Migrant-Rights.org received a leaked draft of the domestic labour law in June 2015. The official copy, available publically later, had compromised a number of positive clauses in the initial draft. The most important of these was the bank guarantee required for employers to recruit a worker. The bank guarantee could have helped domestic workers like Vanessa, a 25-year old Malagasy migrant who was tortured and enslaved by her employer for three years before she managed to escape. Vanessa received support from local groups who publicized her case and connected her with a lawyer (who took almost half of her awarded compensation as a fee). However, she was forced to stay in a shelter for months until the case was resolved and suffered from PTSD. Kuwait’s legal procedures make it very difficult for victims of abuse to nominate a power of attorney to fight on their behalf and return home, and the legal status of escaped or absconded workers means they are effectively imprisoned in the shelter. A bank guarantee could allow workers to obtain their own lawyers or to return home faster than the current bureaucracy allows.

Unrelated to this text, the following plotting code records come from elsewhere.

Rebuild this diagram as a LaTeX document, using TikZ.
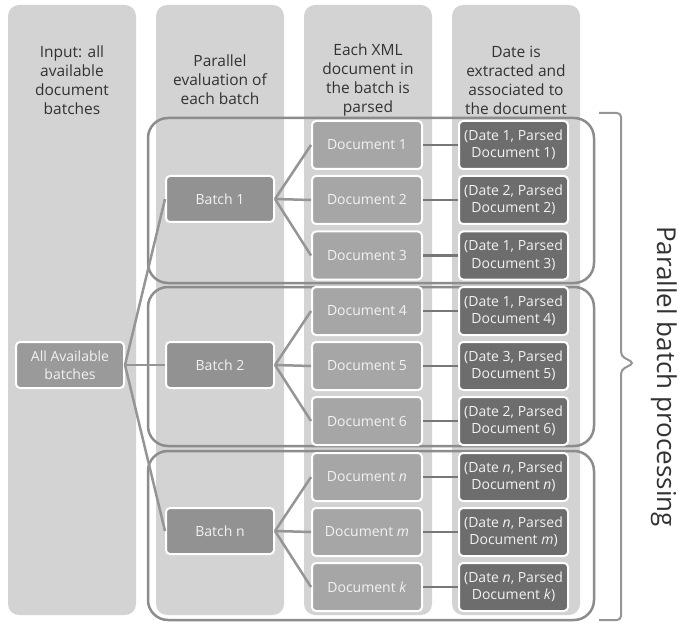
\documentclass[tikz,border=0pt]{standalone}
\usepackage{fontspec}
\setmainfont{Open Sans}
\usepackage{xcolor}
\usepackage{tikz}
\definecolor{colbg}{HTML}{D3D3D3}
\definecolor{framegray}{HTML}{8C8C8C}
\definecolor{linkgray}{HTML}{959595}
\definecolor{allfill}{HTML}{9A9A9A}
\definecolor{batchfill}{HTML}{929292}
\definecolor{docfill}{HTML}{A6A6A6}
\definecolor{resfill}{HTML}{6D6D6D}
\definecolor{headtext}{HTML}{323232}

\begin{document}
\begin{tikzpicture}[x=1pt,y=-1pt]
	\tikzstyle{column}=[fill=colbg,rounded corners=11pt]
	\tikzstyle{group}=[draw=framegray,line width=2.5pt,rounded corners=20pt]
	\tikzstyle{head}=[text=headtext,align=center,font=\fontsize{15.5}{19}\selectfont]
	\tikzstyle{box}=[draw=white,line width=2pt,rounded corners=4pt,text=white!95!black,align=center,inner sep=0pt,font=\fontsize{14}{17.5}\selectfont]
	\tikzstyle{batch}=[box,fill=batchfill,minimum width=108pt,minimum height=46pt]
	\tikzstyle{doc}=[box,fill=docfill,minimum width=110pt,minimum height=48pt]
	\tikzstyle{result}=[box,fill=resfill,minimum width=109pt,minimum height=48pt]
	\tikzstyle{link}=[draw=linkgray,line width=2.5pt]
	\useasboundingbox (0,0) rectangle (678,623);
	\fill[column] (8,5) rectangle (136,615);
	\fill[column] (156,5) rectangle (284,615);
	\fill[column] (304,5) rectangle (432,615);
	\fill[column] (452,5) rectangle (580,615);
	\node[head](h1) at (72,80) {Input: all\\available\\document\\batches};
	\node[head](h2) at (220,80) {Parallel\\evaluation of\\each batch};
	\node[head](h3) at (368,80) {Each XML\\document in\\the batch is\\parsed};
	\node[head](h4) at (516,80) {Date is\\extracted and\\associated to\\the document};
	\draw[group] (148,118) rectangle (594,283);
	\draw[group] (148,287) rectangle (594,446);
	\draw[group] (148,451) rectangle (594,620);
	\node[batch,fill=allfill](all) at (70,365) {All Available\\batches};
	\node[batch](b1) at (220,199) {Batch 1};
	\node[batch](b2) at (220,365) {Batch 2};
	\node[batch](b3) at (220,531) {Batch n};
	\node[doc](d1) at (367,145) {Document 1};
	\node[doc](d2) at (367,200) {Document 2};
	\node[doc](d3) at (367,255.5) {Document 3};
	\node[doc](d4) at (367,311) {Document 4};
	\node[doc](d5) at (367,366) {Document 5};
	\node[doc](d6) at (367,421) {Document 6};
	\node[doc](d7) at (367,477) {Document \textit{n}};
	\node[doc](d8) at (367,532) {Document \textit{m}};
	\node[doc](d9) at (367,587) {Document \textit{k}};
	\node[result](r1) at (513.5,145) {(Date 1, Parsed\\Document 1)};
	\node[result](r2) at (513.5,200) {(Date 2, Parsed\\Document 2)};
	\node[result](r3) at (513.5,255.5) {(Date 1, Parsed\\Document 3)};
	\node[result](r4) at (513.5,311) {(Date 1, Parsed\\Document 4)};
	\node[result](r5) at (513.5,366) {(Date 3, Parsed\\Document 5)};
	\node[result](r6) at (513.5,421) {(Date 2, Parsed\\Document 6)};
	\node[result](r7) at (513.5,477) {(Date \textit{n}, Parsed\\Document \textit{n})};
	\node[result](r8) at (513.5,532) {(Date \textit{n}, Parsed\\Document \textit{m})};
	\node[result](r9) at (513.5,587) {(Date \textit{n}, Parsed\\Document \textit{k})};
	\draw[link] (all.east) -- (b1.west);
	\draw[link] (all.east) -- (b2.west);
	\draw[link] (all.east) -- (b3.west);
	\draw[link] (b1.east) -- (d1.west);
	\draw[link] (b1.east) -- (d2.west);
	\draw[link] (b1.east) -- (d3.west);
	\draw[link] (b2.east) -- (d4.west);
	\draw[link] (b2.east) -- (d5.west);
	\draw[link] (b2.east) -- (d6.west);
	\draw[link] (b3.east) -- (d7.west);
	\draw[link] (b3.east) -- (d8.west);
	\draw[link] (b3.east) -- (d9.west);
	\draw[link,draw=framegray!85!black] (d1.east) -- (r1.west);
	\draw[link,draw=framegray!85!black] (d2.east) -- (r2.west);
	\draw[link,draw=framegray!85!black] (d3.east) -- (r3.west);
	\draw[link,draw=framegray!85!black] (d4.east) -- (r4.west);
	\draw[link,draw=framegray!85!black] (d5.east) -- (r5.west);
	\draw[link,draw=framegray!85!black] (d6.east) -- (r6.west);
	\draw[link,draw=framegray!85!black] (d7.east) -- (r7.west);
	\draw[link,draw=framegray!85!black] (d8.east) -- (r8.west);
	\draw[link,draw=framegray!85!black] (d9.east) -- (r9.west);
	\draw[draw=linkgray,line width=2pt,rounded corners=4pt] (599,113) -- (621,113) -- (621,356) -- (634,363) -- (621,370) -- (621,620) -- (599,620);
	\node[rotate=-90,anchor=base,text=headtext,font=\fontsize{26}{30}\selectfont](label) at (657,376.5) {Parallel batch processing};
\end{tikzpicture}
\end{document}
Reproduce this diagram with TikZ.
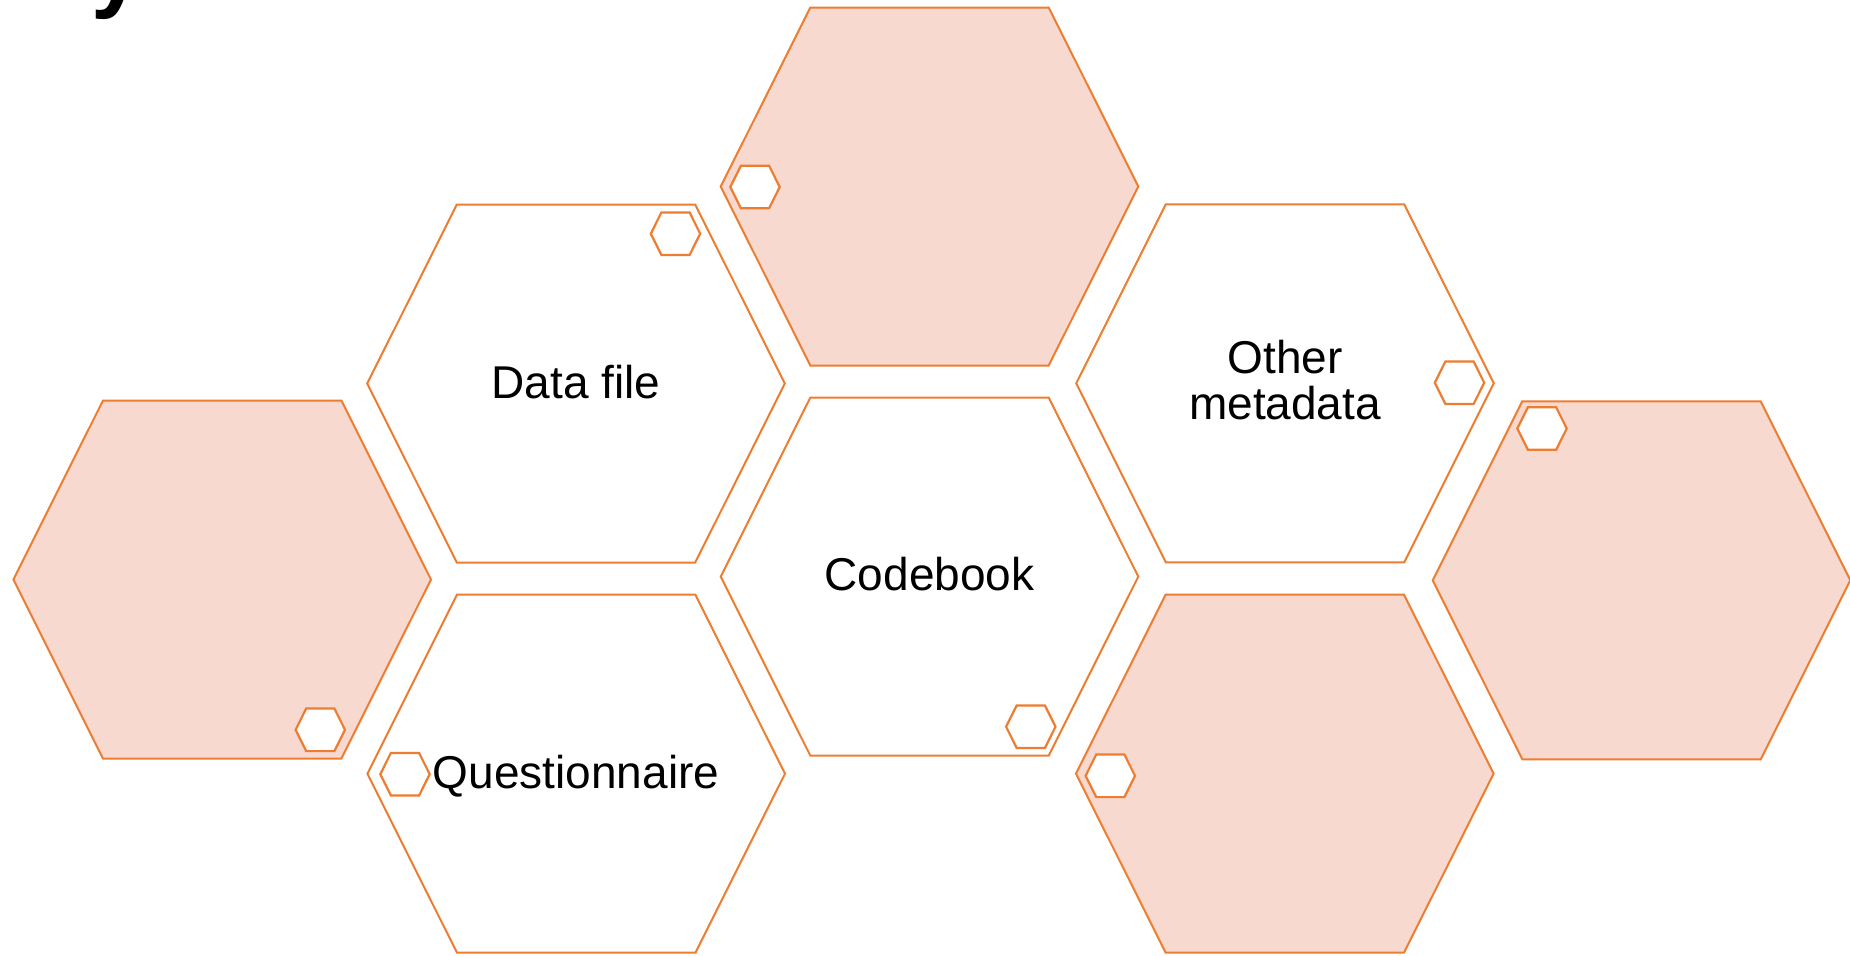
\documentclass[tikz,border=0pt]{standalone}
\usepackage{fontspec}
\setmainfont{Liberation Sans}
\definecolor{hexorange}{HTML}{ED7D31}
\definecolor{hexfill}{HTML}{F8D9CF}
\tikzset{
  hexline/.style={draw=hexorange, line width=1.0pt, line join=miter},
  hexfilled/.style={hexline, fill=hexfill},
  hexwhite/.style={hexline, fill=white},
  minihex/.style={draw=hexorange, line width=1.1pt, line join=miter, fill=white},
  pics/bighex/.style={code={\path[#1] (-208.8,0) -- (-119.2,-179) -- (119.2,-179) -- (208.8,0) -- (119.2,179) -- (-119.2,179) -- cycle;}},
  pics/smallhex/.style={code={\path[minihex] (-24.7,0) -- (-14.1,-21.3) -- (14.1,-21.3) -- (24.7,0) -- (14.1,21.3) -- (-14.1,21.3) -- cycle;}},
  hexlabel/.style={font=\fontsize{23}{23.35}\selectfont, text=black, inner sep=0pt, align=center},
}
\begin{document}
\begin{tikzpicture}[x=0.5pt, y=-0.5pt]
\useasboundingbox (0,0) rectangle (1850,955);
% large hexagons
\pic (hT) at (929.5,186.5) {bighex=hexfilled};
\pic (hD) at (576,383.5) {bighex=hexwhite};
\pic (hO) at (1285,383.3) {bighex=hexwhite};
\pic (hL) at (222.2,579.5) {bighex=hexfilled};
\pic (hC) at (929.5,576.6) {bighex=hexwhite};
\pic (hR) at (1641.5,580.3) {bighex=hexfilled};
\pic (hQ) at (576.2,773.7) {bighex=hexwhite};
\pic (hB) at (1284.8,773.6) {bighex=hexfilled};
% small hexagons
\pic (sT) at (755,187) {smallhex};
\pic (sD) at (675.5,233.7) {smallhex};
\pic (sO) at (1459.5,382.7) {smallhex};
\pic (sL) at (320.3,729.8) {smallhex};
\pic (sC) at (1030.8,726.7) {smallhex};
\pic (sR) at (1542,428.5) {smallhex};
\pic (sQ) at (405,774.2) {smallhex};
\pic (sB) at (1110.3,775.8) {smallhex};
% labels
\node[hexlabel, anchor=base] (tData) at (576,398.3) {Data file};
\node[hexlabel, anchor=center] (tOther) at (1285,379.9) {Other\\metadata};
\node[hexlabel, anchor=base] (tCode) at (929.5,590.7) {Codebook};
\node[hexlabel, anchor=base] (tQuest) at (576,788.3) {Questionnaire};
% fragment of a title above the picture
\node[font=\fontsize{46}{46}\selectfont\bfseries, anchor=base west, inner sep=0pt] (titlefrag) at (91,0) {y};
\end{tikzpicture}
\end{document}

Another problematic article allows for the confiscation of workers’ passports “with their consent.” Though the confiscation of passports was finally declared illegal a few years ago - after years of the MoI actively encouraging sponsors to take migrants’ documents - no employers had faced any penalties for this widespread practice. In November 2016, the MoI announced a plan to create residency cards that would feature workers’ and sponsors’ information. “It can be used instead of a passport and can solve problems related to confiscation of passports by employers.” The new cards resolve a bureaucratic obstacle for the MoI, enabling security forces to more accurately verify migrants’ legal status on the spot - migrants can be subject to random visa checks on the street - while permitting employers to continue holding onto workers’ passports. Residency cards are less useful for migrants; while they might prevent a documented migrant from being erroneously detained or deported for not having their paperwork on their person, they don’t provide them with the same mobility as a passport. Authorities now literally sanction the confiscation of identity documents, leaving workers at risk of being stranded and unable to return home for months. This pattern of legislation crafted to the ultimate benefit of securitizing and making migration management more efficient, rather than protecting workers’ rights, is one that emerges repeatedly in Kuwait’s migration policies.
Another major issue affecting the law's enforcement is the general opposition of employers to a worker’s right to a weekly day off. Families are likely to consider their own day outside the home as a domestic worker's day off as well – even if she is required to be with them and often is still watching kids, or otherwise still working. It is a commonly held belief that a domestic worker is likely to use her day off to see a man, and from there can only come unwanted pregnancies or diseases. Whatever sexism exists in policing and violating women’s bodies in society is experienced tenfold by domestic workers.
Herein lies the Kuwaiti government’s difficult, essential - and thus far failed task - to work at multiple levels in both law and society to eradicate the practices and attitudes that oppress domestic workers. Current initiatives, overall, only reinforce workers’ vulnerability.